Quest’anno il regista britannico Stephen Frears è ospite al Lucca Film Festival e Europa Cinema, durante il quale ha ricevuto il premio alla carriera e tenuto una masterclass, in cui ha raccontato il suo ultimo lavoro, Vittoria e Abdul, e parlato della sua lunga esperienza dietro la macchina da presa. L’abbiamo incontrato.
Nella sua carriera ha collezionato tanti film di finzione, ma anche, soprattutto nell'ultimo periodo, storie vere e biografie: The Queen, Philomena, The Program, Florence, Vittoria e Abdul. Che rapporto c'è tra la realtà e la realtà cinematografica?
Non c'è molta distanza: non vedo quale sia la differenza tra un film come Le relazioni pericolose e la vita quotidiana qui a Lucca. Alla fine si parla di persone ed emozioni. Così come in The Queen, in cui abbiamo riportato solo una settimana della vita della regina, sette giorni in cui è diventata umana troppo umana. In realtà non si sa mai fino a che punto ciò che racconti è del tutto vero: c’è sempre un sottile equilibrio tra verità e invenzione.
Molti dei suoi film danno una rappresentazione insolita del modo di vivere le relazioni e la sessualità, spesso molto libera. Penso a film come Le relazioni pericolose, ma anche Chéri o Tamara Drewe. Siamo noi che abbiamo una percezione sbagliata o è lei che ama la provocazione?
Non credo di essere anticonvenzionale. In realtà tutte le persone vivono delle vite straordinarie e non si può mai sapere cosa c'è dietro un matrimonio. Ed è sempre una sorpresa poi scoprire le vite vere delle persone. Io ho fatto film su donne, omosessuali, pakistani... Tutte figure di emarginati. E perciò qualcuno potrebbe dire che sono stato sovversivo. Certo, il fatto stesso che fare un film su una donna sia sovversivo la dice lunga su certi luoghi comuni duri a morire… Molti pensano che The Queen sia stato un film rivoluzionario, mentre il vero film che ha cambiato le cose è stato My Beautiful Laundrette, che nel 1985 raccontava una storia d'amore omosessuale tra un inglese e un pakistano…
Lei ha portato sullo schermo alcune tra le più grandi attrici degli ultimi tempi: Judi Dench, Helen Mirren, Meryl Streep.
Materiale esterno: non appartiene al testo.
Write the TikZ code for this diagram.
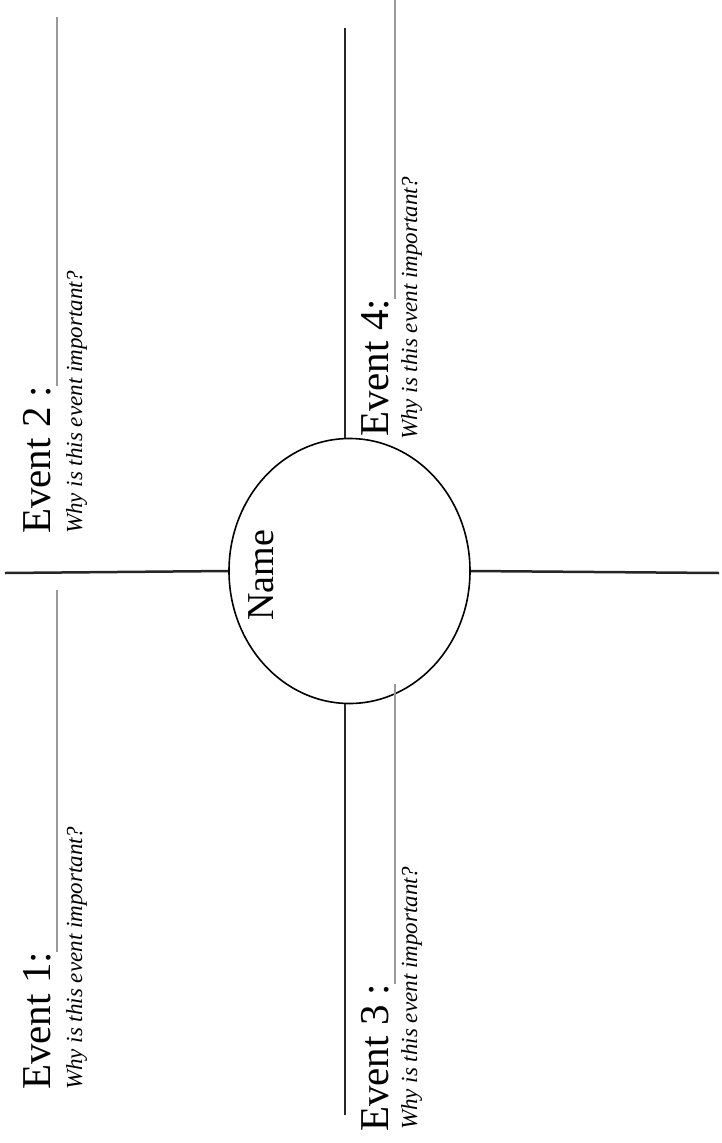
\documentclass[tikz,border=0pt]{standalone}
\usepackage{fontspec}
\setmainfont{Liberation Serif}
\usetikzlibrary{shapes.geometric}
\begin{document}
\begin{tikzpicture}[x=1pt,y=-1pt,
  axis/.style={line width=2.5pt,black!85},
  blank/.style={line width=1.4pt,black!40},
  evt/.style={rotate=90,anchor=base west,inner sep=0pt,font=\fontsize{41}{43}\selectfont},
  why/.style={rotate=90,anchor=base west,inner sep=0pt,font=\fontsize{23}{25}\selectfont\itshape}]
\useasboundingbox (0,0) rectangle (721,1143);
\fill[white] (0,0) rectangle (721,1143);
% centre
\node[ellipse,draw,line width=1.6pt,minimum width=241pt,minimum height=265pt,inner sep=0pt] (c) at (349.5,571) {};
\node[rotate=90,anchor=base west,inner sep=0pt,font=\fontsize{38}{40}\selectfont] (name) at (273,621) {Name};
% axes
\coordinate (l) at (5,573);
\coordinate (r) at (719,573);
\coordinate (t) at (345,28);
\coordinate (b) at (345,1115);
\draw[axis] (l) -- (c.west);
\draw[axis] (c.east) -- (r);
\draw[axis] (t) -- (t |- c.north);
\draw[axis] (b |- c.south) -- (b);
% event labels
\node[evt] (e2) at (50,534) {Event 2 :};
\node[why] (w2) at (82,534) {Why is this event important?};
\node[evt] (e1) at (50,1090) {Event 1:};
\node[why] (w1) at (82,1090) {Why is this event important?};
\node[evt] (e4) at (388,437) {Event 4:};
\node[why] (w4) at (417,440) {Why is this event important?};
\node[evt] (e3) at (388,1132) {Event 3 :};
\node[why] (w3) at (417,1130) {Why is this event important?};
% answer lines
\coordinate (a2) at (57,17);
\coordinate (a1) at (57,590);
\coordinate (a4) at (395,0);
\coordinate (a3) at (395,684);
\draw[blank] (a2) -- (a2 |- e2.east);
\draw[blank] (a1) -- (a1 |- e1.east);
\draw[blank] (a4) -- (a4 |- e4.east);
\draw[blank] (a3) -- (a3 |- e3.east);
\end{tikzpicture}
\end{document}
Non è facile, nel cinema, trovare storie raccontate dalla prospettiva di una donna, ancor più se a farlo è un regista uomo. Come ci riesce?
In realtà io faccio solo film con donne protagoniste. E non è una scelta, spesso capita così, come è successo con per Hellen Mirren in The Queen o per Judi Dench in Philomena. Giusto l'altro giorno ho rivisto Eva contro Eva: come film sulle donne, è estremamente più interessante e intelligente di qualsiasi cosa venga fatta oggi sullo stesso argomento o con la stessa modalità di cast. I film di allora avevano molto di più da dire sulla condizione di una donna di quanto non facciano adesso.
Nella sua filmografia ci sono sia film per il cinema sia diversi prodotti per la tv. Qual è, se esiste, la differenza nel lavorare per l’uno o l’altra?
La differenza fra il cinema e la televisione è che fare un film per il primo costa un sacco di soldi. La tv è più economica, e forse è una forma di capitalismo un po' meno nudo.